**Aim of the exercise:**
Pick every line with "that" from the material below.

▬▬▬▬▬▬

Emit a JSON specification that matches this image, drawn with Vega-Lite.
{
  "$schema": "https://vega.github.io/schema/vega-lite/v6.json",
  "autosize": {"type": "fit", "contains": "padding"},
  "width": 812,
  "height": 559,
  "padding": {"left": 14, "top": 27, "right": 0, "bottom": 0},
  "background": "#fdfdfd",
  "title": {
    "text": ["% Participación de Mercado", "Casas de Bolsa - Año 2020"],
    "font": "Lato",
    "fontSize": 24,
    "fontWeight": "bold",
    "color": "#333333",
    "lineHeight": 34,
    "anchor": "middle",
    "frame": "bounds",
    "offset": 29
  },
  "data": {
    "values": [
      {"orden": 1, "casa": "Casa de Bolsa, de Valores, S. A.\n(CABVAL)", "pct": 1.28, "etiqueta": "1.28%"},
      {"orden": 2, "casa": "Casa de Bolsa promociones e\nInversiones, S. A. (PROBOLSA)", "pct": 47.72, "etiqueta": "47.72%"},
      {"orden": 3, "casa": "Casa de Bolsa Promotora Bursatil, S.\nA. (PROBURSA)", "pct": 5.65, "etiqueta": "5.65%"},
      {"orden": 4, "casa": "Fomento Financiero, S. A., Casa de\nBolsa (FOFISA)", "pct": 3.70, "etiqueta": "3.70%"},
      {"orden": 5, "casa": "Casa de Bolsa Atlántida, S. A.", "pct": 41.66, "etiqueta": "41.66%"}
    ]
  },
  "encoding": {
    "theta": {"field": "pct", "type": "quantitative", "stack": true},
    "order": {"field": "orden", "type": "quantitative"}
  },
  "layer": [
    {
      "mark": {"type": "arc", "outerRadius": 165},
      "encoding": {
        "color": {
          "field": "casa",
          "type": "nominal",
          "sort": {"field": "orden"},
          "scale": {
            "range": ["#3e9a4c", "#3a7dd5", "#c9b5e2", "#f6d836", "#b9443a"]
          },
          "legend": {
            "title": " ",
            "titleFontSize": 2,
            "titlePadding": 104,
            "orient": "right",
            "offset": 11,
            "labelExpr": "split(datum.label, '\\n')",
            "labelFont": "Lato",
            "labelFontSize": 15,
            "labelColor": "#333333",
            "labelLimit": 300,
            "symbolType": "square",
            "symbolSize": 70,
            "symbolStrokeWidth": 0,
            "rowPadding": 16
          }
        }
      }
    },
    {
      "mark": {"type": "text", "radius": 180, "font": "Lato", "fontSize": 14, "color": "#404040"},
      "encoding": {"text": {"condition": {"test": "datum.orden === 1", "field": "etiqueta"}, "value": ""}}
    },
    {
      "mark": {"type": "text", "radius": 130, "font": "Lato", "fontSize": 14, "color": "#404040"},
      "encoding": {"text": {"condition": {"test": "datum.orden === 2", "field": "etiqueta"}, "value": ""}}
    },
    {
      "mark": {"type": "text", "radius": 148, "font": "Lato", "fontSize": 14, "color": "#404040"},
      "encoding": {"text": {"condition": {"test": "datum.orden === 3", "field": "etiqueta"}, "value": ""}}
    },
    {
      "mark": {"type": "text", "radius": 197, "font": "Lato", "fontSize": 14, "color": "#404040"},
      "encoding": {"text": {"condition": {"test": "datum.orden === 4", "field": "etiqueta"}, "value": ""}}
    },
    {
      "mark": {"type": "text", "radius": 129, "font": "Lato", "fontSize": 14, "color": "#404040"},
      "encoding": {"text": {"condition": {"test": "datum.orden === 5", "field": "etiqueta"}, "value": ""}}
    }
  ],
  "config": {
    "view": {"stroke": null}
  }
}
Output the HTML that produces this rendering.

▬▬▬▬▬▬

**Task answer:**
Emit a JSON specification that matches this image, drawn with Vega-Lite.
Output the HTML that produces this rendering.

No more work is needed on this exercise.